# Good solid MK3 VR6 radiator.



## Norwegian-VR6 (Feb 6, 2002)

Ive always used stock radiators on my VR6s. Never changed on my 12v, and with some hard boosting this summer im only waiting for it to start leaking. 
Mishimoto,oem,Ebay alu.....
What to get? 
Is the Mishi/Ebay the same stuff with diffrent wrapping and price tag ?


----------



## wabbitGTl (Jan 2, 2007)

I've *heard* that the Mishi is nothing more than an ebay radiator with a nice logo on the front, but I cannot confirm that. Watching this though, as I'm trying to track one down myself. It seems like most of the big companies (griffin, fluidyne, be cool, etc) don't offer anything for the German cars. :beer:


----------



## leebro61 (Nov 7, 2001)

I haven't seen an aftermarket direct fitment VR6 aluminum radiator with a core that is nearly as nice as the OEM. I had a Godspeed core at one point (ebay) and it looked significantly worse than stock in terms of fin count/cooling.

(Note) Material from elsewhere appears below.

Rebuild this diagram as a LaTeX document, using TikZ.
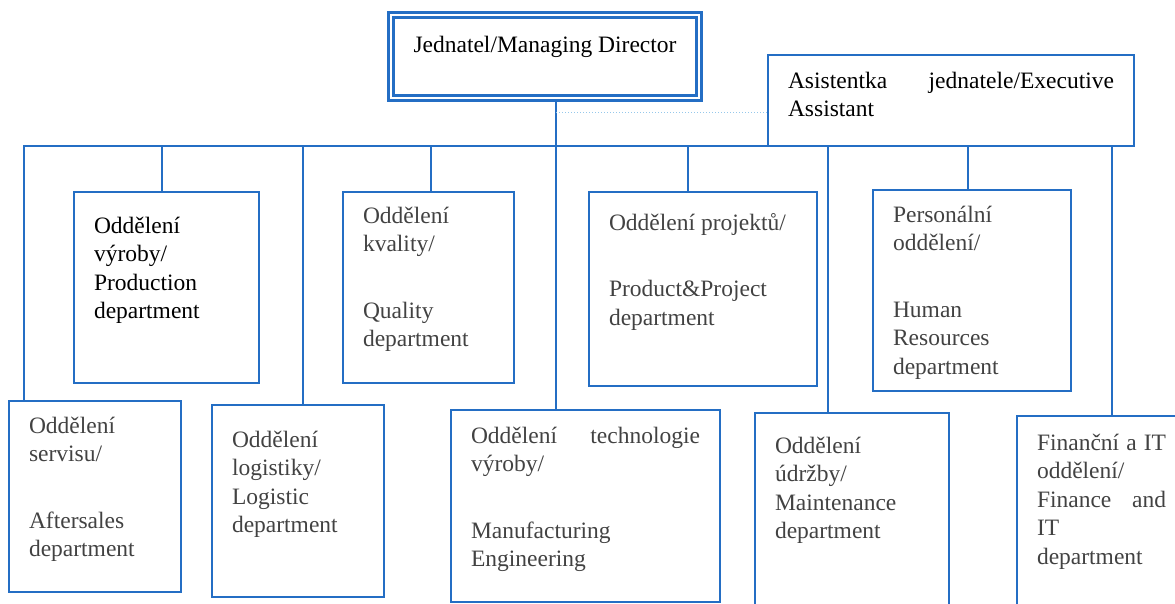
\documentclass[tikz,border=0pt]{standalone}
\usepackage{fontspec}
\setmainfont{Liberation Serif}
\usepackage{xcolor}
\usepackage{tikz}
\definecolor{orgblue}{RGB}{36,110,196}
\definecolor{orgdot}{RGB}{150,200,235}
\definecolor{orggray}{RGB}{66,66,66}
% box text: width, height, first baseline, lines
\newcommand{\depttext}[4]{\parbox[t][#2pt][t]{\dimexpr#1pt-40pt\relax}{\raggedright\rule{0pt}{#3pt}#4}}
\tikzset{
  dept/.style={draw=orgblue, line width=1.8pt, inner xsep=20pt, inner ysep=0pt, outer sep=0pt,
    anchor=north west, text=orggray, font=\fontsize{23.5pt}{28.5pt}\selectfont},
  head/.style={dept, double=white, double distance=2.7pt, line width=2.7pt, text=black},
  link/.style={draw=orgblue, line width=1.8pt},
  linkdot/.style={draw=orgdot, line width=1pt, dotted}
}

\begin{document}
\begin{tikzpicture}[x=1pt,y=-1pt]
\useasboundingbox (0,0) rectangle (1175,603);

% top level
\node[head] (dir) at (391,15) {\parbox[t][83pt][t]{268pt}{\centering\rule{0pt}{37pt}Jednatel/Managing Director}};
\node[dept, text=black] (asst) at (768,55) {\depttext{366}{91}{33}{Asistentka\hfill jednatele/Executive\\ Assistant}};

% upper row
\node[dept, text=black] (prod) at (74,192) {\depttext{185}{191}{41}{Oddělení\\ výroby/\\ Production\\ department}};
\node[dept] (qual) at (343,192) {\depttext{171}{191}{31}{Oddělení\\ kvality/\\[38pt] Quality\\ department}};
\node[dept] (proj) at (589,192) {\depttext{228}{194}{38}{Oddělení projektů/\\[38pt] Product\&Project\\ department}};
\node[dept] (hr) at (873,190) {\depttext{198}{201}{32}{Personální\\ oddělení/\\[38pt] Human\\ Resources\\ department}};

% lower row
\node[dept] (aft) at (9,401) {\depttext{172}{191}{32}{Oddělení\\ servisu/\\[38pt] Aftersales\\ department}};
\node[dept] (logi) at (212,405) {\depttext{172}{192}{42}{Oddělení\\ logistiky/\\ Logistic\\ department}};
\node[dept] (mfg) at (451,410) {\depttext{269}{192}{33}{Oddělení\hfill technologie\\ výroby/\\[38pt] Manufacturing\\ Engineering}};
\node[dept] (mnt) at (755,413) {\depttext{194}{192}{40}{Oddělení\\ údržby/\\ Maintenance\\ department}};
\node[dept] (fin) at (1017,416) {\depttext{169}{192}{34}{Finanční\hfill a\hfill IT\\ oddělení/\\ Finance\hfill and\\ IT\\ department}};

% connectors
\draw[link] ([xshift=15pt]aft.north west) |- ([xshift=95pt]fin.north west |- asst.south) -- ([xshift=95pt]fin.north west);
\draw[link] ([xshift=105pt,yshift=-4pt]mfg.north west |- dir.south) -- ([xshift=105pt]mfg.north west);
\draw[linkdot] ([xshift=105pt,yshift=-11.5pt]mfg.north west |- asst.west) -- ([yshift=-11.5pt]asst.west);
\foreach \d/\s in {prod/-4.5, qual/2.5, proj/-15, hr/-4, logi/5, mnt/-24}
  \draw[link] ([xshift=\s pt]\d.north) -- ([xshift=\s pt]\d.north |- asst.south);
\end{tikzpicture}
\end{document}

I'll be sticking with an OEM until I need to customize something for fitment.


----------



## Boost112 (May 8, 2002)

....i was really looking into the ebay aluminum radiators...as i would love the dual pass radiator down here in hot azz south florida... i think capt.dreadz is running one now...but i could be horribly wrong...lol...


----------



## AJmustDIE (Dec 22, 2010)

I know CxRacing has *2.0* ones.
http://www.cxracing.com/mm5/merchan...Product_Code=RAD-VW-MK3-MT&Category_Code=Golf


----------



## [email protected] (Jan 2, 2009)

Every ebay one I've ever cut open has been an atrocious core wrapped in paper thin, poorly welded end tanks. Skip them. The mishimoto's do not cool as well as stock. 

If you want something decent, Howe can build a nice one at a much more reasonable price then the really big names... Also, since you have a mk2- summit racing sells a made in USA "scirrocco" radiator that fits almost perfectly... With a VR you may have to modify the end tanks some, but at least it's a good start. To mount it all I had to do is weld some pins to go into the cross member and some slots on the top for the factory tabs... 

At under $300, it's the only thing in in that ballpark I can think of that's even remotely worth it... A custom Howe or whatever is the next step up at probably $600... 

Pete


----------



## Norwegian-VR6 (Feb 6, 2002)

2002 was the last time I bought a VR6 radiator. I remember back then, that the price was pretty ok for a stock one. So I guess I will go stock. 

Thanx for info. Cheap Ebay alu radiators is not a choice then.


----------